How to sit is one of the first things you should teach your dog. It will help you control her behavior and is a base for many other commands. Keep commands simple, using only the word "sit."
Start out by using a leash to keep your dog from wandering off. Position your dog at your side and run your hand down its spine until you reach the hip joints. Say "sit," give a slight squeeze and gently push down until your dog is sitting. Stretch out the word "sit" the entire time you are pushing down. Once your dog is in the sitting position offer her praise. Repeat the process, and when your dog begins to respond to the command, try getting your dog to sit without pushing on her hips. Once your dog seems to have this down, try it without the leash.
Heeling/Walking on a Leash
While it's nice for dogs to be able to roam free in a yard, going on walks can be a great time for exercise and bonding for both you and your dog. Of course, it's easiest to train a dog to walk on a leash as a puppy, but don't give up on training if you have an older dog.
If your dog isn't used to wearing a collar, put it and the leash on while your dog is eating and let it hang loosely by your dog's side.
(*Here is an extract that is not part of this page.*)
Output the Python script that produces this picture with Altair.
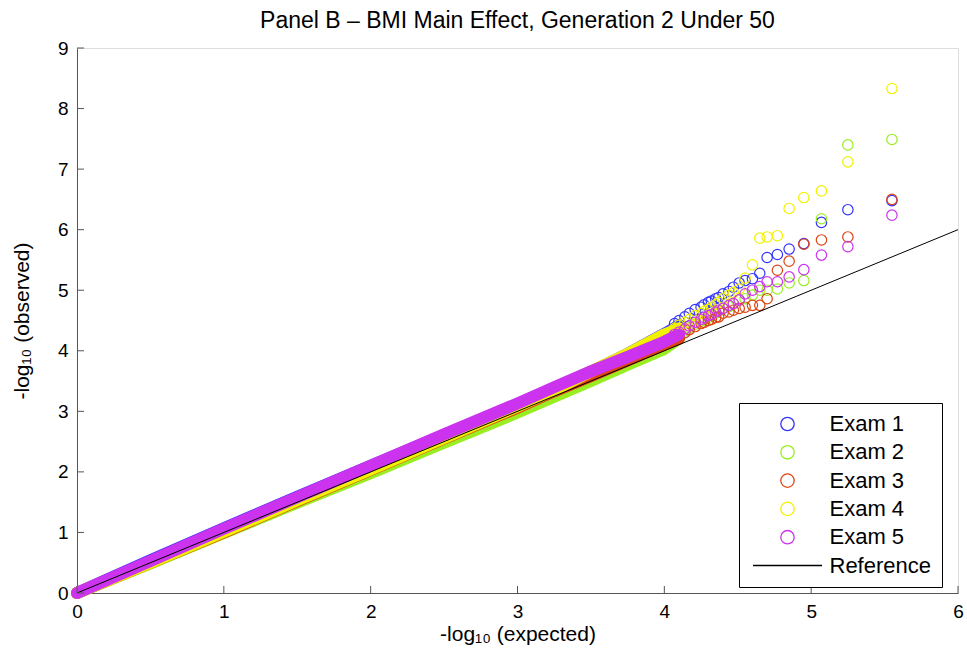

This will help your dog associate the leash with something positive. Once your pet feels comfortable with the collar and leash, follow him around the house for a few minutes. Do this multiple times, for longer time periods each time, and then try the same thing outside.
Hold the leash in your right hand, with a treat in your left to coax your dog to walk along your left side. When you're ready to start walking, say "heel" to encourage your dog to walk forward. Praise your dog when he does well. If your dog tries to pull ahead of you, once it reaches the end of the leash say "heel" again and do a clockwise turn or U-turn and walk in another direction. This will force your dog in a new direction so he has to catch up to you. Praise your dog when he catches up. Keep doing this each time your dog tries to run ahead to teach it that it must stay by your side while walking. If your dog lags behind, try to verbally encourage it to come and give a gentle jerk on the leash if needed.
By giving the "sit" command each time you stop, you can train your dog to automatically sit when you stop walking. Your dog will become so used to doing this that you eventually won't have to say the command.
Dogs chew for multiple reasons, but some of the most common are teething in puppies, improper confinement and boredom, separation anxiety and need for attention, improper chew toys, and lack of exercise. Supervising your dog while it's out in the house and making sure the objects you don't want chewed are unavailable is the first step in training.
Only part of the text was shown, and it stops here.